## AIM
Work through the data and report how many lines include the string "that", giving the number alone.

(Charts and diagrams as code)

++++

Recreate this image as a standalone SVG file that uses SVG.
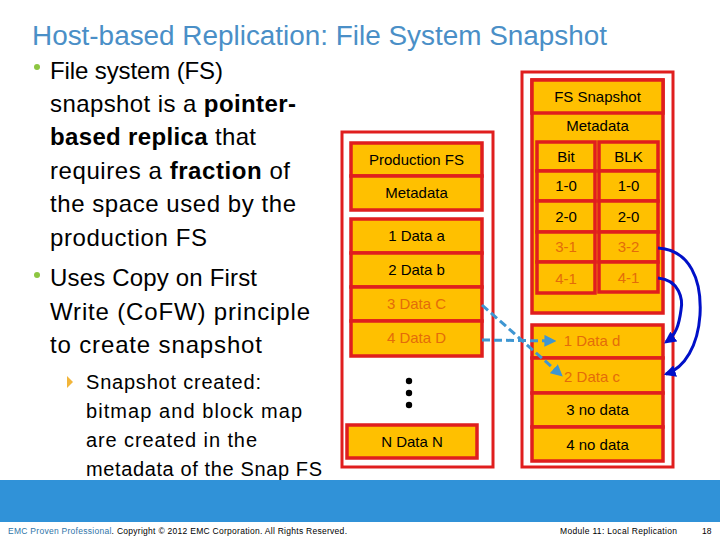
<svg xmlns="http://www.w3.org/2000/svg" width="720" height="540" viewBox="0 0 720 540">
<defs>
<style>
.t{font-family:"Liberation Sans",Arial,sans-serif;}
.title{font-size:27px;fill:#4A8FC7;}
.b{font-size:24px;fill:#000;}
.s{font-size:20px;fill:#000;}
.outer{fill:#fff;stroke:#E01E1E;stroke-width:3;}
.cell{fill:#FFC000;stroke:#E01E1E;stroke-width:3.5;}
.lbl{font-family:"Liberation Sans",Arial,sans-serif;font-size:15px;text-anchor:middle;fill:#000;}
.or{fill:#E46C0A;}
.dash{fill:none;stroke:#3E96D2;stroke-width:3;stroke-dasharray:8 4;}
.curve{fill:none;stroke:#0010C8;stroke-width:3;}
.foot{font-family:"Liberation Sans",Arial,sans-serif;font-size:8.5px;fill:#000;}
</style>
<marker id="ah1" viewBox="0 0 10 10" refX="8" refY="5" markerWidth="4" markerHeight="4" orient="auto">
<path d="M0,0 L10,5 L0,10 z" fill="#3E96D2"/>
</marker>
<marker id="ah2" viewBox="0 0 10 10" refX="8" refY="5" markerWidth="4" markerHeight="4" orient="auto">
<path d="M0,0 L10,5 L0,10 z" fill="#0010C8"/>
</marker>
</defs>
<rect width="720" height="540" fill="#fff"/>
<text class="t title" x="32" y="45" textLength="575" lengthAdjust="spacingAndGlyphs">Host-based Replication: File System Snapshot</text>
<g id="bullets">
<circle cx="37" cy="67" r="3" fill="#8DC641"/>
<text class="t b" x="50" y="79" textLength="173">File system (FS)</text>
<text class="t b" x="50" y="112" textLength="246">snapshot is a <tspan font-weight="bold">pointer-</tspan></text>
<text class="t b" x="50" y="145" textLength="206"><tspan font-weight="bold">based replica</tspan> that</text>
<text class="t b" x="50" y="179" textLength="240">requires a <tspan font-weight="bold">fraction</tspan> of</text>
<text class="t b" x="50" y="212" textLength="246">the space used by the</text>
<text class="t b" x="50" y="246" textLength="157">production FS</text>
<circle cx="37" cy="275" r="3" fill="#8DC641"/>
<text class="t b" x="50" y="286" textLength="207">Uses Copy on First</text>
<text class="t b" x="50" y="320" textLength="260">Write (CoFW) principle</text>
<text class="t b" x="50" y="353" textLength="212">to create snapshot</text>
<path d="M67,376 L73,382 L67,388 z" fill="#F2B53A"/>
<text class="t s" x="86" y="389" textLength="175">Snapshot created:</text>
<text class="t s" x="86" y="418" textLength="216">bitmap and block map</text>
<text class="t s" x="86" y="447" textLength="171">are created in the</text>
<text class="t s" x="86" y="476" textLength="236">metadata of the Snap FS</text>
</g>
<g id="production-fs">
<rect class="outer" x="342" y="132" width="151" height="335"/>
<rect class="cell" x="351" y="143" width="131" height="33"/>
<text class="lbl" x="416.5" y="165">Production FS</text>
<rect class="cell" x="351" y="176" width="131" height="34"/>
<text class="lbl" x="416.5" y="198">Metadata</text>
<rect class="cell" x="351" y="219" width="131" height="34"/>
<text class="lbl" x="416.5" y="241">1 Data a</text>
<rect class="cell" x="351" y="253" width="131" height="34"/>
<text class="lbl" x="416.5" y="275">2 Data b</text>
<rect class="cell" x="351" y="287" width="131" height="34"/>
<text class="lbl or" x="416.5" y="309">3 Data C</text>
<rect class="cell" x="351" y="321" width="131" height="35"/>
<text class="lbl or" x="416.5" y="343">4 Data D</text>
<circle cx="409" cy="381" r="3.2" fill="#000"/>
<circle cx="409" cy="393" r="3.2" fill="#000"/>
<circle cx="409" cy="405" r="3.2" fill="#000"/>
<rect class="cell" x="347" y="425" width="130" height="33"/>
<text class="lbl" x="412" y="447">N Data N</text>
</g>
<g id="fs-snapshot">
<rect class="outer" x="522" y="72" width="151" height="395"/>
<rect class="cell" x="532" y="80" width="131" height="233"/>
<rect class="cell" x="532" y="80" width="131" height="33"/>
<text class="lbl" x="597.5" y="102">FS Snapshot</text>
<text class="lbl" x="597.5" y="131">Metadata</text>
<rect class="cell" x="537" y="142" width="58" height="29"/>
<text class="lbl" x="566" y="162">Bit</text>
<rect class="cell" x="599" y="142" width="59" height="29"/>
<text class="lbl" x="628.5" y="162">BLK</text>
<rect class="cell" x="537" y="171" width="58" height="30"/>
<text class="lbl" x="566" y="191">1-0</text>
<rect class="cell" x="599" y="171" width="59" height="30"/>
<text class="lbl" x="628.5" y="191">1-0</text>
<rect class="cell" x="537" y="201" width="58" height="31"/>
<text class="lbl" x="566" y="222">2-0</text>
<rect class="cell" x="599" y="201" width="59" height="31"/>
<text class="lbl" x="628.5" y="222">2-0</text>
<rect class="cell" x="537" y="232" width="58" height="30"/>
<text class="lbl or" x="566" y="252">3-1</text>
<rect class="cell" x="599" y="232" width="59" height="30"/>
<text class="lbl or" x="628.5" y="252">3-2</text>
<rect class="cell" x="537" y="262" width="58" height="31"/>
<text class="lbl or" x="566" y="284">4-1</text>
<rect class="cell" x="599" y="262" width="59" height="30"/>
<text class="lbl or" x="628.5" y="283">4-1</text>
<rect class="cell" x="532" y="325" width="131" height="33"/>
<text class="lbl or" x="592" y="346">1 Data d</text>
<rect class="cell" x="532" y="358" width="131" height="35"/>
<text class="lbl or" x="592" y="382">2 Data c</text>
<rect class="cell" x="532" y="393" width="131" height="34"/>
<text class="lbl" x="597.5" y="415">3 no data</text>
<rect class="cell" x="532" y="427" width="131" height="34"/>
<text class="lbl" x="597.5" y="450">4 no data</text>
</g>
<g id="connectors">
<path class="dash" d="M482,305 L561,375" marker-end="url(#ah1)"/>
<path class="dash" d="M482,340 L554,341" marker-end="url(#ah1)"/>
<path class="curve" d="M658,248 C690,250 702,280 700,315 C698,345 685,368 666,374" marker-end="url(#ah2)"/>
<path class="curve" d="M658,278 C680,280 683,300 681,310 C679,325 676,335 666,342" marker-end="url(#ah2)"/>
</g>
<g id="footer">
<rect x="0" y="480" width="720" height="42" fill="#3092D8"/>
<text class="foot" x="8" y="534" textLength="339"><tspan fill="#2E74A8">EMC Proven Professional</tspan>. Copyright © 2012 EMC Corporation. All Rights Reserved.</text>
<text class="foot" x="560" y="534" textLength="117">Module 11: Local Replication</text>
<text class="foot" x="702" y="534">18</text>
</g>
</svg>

++++

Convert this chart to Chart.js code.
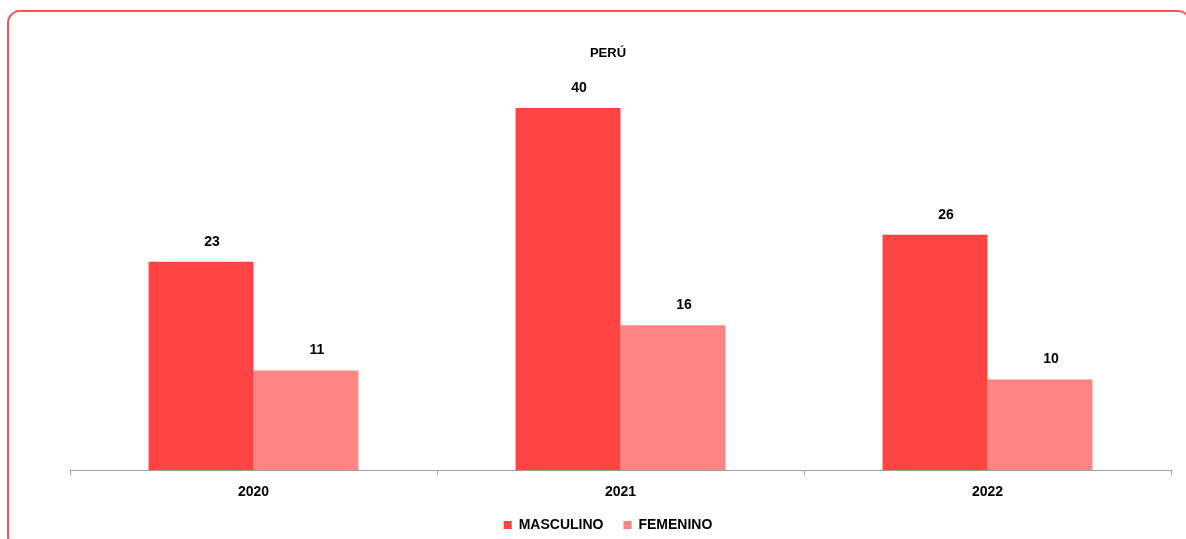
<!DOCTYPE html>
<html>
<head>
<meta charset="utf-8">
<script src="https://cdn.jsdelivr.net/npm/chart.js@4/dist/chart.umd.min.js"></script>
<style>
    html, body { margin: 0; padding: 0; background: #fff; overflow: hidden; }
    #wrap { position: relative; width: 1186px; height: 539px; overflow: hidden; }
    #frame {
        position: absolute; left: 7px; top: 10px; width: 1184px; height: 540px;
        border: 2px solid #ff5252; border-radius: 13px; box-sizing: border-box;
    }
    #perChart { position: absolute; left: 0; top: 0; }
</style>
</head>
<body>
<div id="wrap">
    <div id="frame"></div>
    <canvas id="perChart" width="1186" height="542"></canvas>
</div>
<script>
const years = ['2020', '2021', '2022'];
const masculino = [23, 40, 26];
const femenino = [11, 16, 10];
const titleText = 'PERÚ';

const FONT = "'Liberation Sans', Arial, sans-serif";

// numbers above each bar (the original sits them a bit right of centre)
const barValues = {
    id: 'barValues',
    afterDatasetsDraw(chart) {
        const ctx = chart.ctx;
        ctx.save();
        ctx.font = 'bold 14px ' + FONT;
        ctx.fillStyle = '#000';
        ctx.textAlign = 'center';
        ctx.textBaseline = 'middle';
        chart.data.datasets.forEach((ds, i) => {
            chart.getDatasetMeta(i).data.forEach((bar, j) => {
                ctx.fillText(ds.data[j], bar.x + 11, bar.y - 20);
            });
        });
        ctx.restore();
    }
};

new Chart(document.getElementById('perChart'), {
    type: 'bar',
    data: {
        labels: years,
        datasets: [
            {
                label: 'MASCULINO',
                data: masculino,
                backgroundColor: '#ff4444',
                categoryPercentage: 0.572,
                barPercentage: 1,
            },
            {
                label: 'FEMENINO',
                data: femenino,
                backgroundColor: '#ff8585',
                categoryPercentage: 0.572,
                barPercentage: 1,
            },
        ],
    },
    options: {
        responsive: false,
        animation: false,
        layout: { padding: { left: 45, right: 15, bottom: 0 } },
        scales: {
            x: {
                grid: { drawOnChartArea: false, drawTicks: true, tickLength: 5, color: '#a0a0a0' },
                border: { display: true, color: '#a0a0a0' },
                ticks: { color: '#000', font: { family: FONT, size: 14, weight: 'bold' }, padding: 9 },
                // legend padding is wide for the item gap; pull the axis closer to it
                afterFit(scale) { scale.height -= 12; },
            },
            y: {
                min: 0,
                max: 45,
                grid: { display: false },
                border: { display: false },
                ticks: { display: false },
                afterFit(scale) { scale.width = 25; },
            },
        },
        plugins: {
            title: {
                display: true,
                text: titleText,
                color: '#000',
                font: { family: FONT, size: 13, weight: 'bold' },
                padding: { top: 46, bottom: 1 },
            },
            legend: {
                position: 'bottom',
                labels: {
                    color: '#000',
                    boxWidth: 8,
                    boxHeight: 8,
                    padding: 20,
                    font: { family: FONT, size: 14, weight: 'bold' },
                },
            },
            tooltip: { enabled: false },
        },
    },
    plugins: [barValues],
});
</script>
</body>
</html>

++++

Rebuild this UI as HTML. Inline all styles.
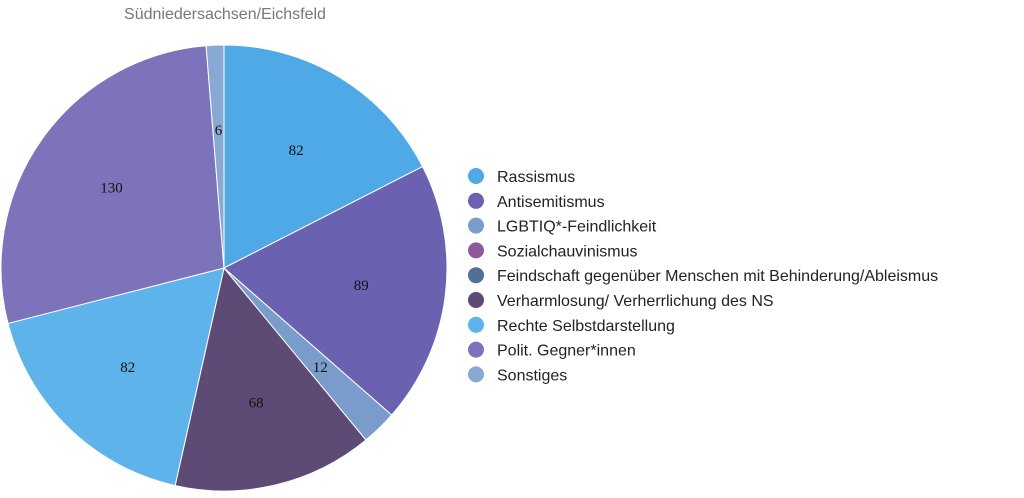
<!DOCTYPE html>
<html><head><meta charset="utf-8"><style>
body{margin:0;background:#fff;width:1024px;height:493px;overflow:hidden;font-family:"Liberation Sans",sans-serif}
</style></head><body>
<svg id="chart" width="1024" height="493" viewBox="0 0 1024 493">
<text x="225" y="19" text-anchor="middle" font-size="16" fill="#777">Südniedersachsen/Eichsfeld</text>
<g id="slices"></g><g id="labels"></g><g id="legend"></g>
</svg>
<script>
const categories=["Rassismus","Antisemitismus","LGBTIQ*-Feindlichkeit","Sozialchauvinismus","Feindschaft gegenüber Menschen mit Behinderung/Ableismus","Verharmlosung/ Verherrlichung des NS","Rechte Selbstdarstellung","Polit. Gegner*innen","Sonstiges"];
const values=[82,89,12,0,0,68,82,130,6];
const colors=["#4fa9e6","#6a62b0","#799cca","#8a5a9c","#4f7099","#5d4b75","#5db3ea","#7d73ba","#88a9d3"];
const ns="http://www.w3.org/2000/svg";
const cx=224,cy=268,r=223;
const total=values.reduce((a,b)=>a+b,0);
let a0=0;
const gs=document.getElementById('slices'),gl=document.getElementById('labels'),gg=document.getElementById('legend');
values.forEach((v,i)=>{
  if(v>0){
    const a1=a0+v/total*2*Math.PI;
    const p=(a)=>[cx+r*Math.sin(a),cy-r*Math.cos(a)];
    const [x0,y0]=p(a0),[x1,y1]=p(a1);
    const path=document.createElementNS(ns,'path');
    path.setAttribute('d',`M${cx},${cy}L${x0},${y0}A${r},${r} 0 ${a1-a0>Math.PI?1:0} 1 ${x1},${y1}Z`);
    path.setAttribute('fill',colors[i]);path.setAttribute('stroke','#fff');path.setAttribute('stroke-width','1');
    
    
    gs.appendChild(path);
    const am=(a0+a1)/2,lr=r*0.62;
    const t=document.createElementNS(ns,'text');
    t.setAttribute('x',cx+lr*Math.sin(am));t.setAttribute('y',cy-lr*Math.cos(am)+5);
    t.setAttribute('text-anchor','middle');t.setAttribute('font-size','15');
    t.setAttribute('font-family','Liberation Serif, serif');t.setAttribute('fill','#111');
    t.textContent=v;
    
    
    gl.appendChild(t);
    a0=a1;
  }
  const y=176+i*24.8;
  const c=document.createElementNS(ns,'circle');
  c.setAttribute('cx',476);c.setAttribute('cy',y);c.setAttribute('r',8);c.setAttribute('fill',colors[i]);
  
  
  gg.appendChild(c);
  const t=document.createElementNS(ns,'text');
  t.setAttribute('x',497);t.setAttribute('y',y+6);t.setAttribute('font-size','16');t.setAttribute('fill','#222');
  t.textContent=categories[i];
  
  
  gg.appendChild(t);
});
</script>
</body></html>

++++

## RESULT OF THIS TASK
2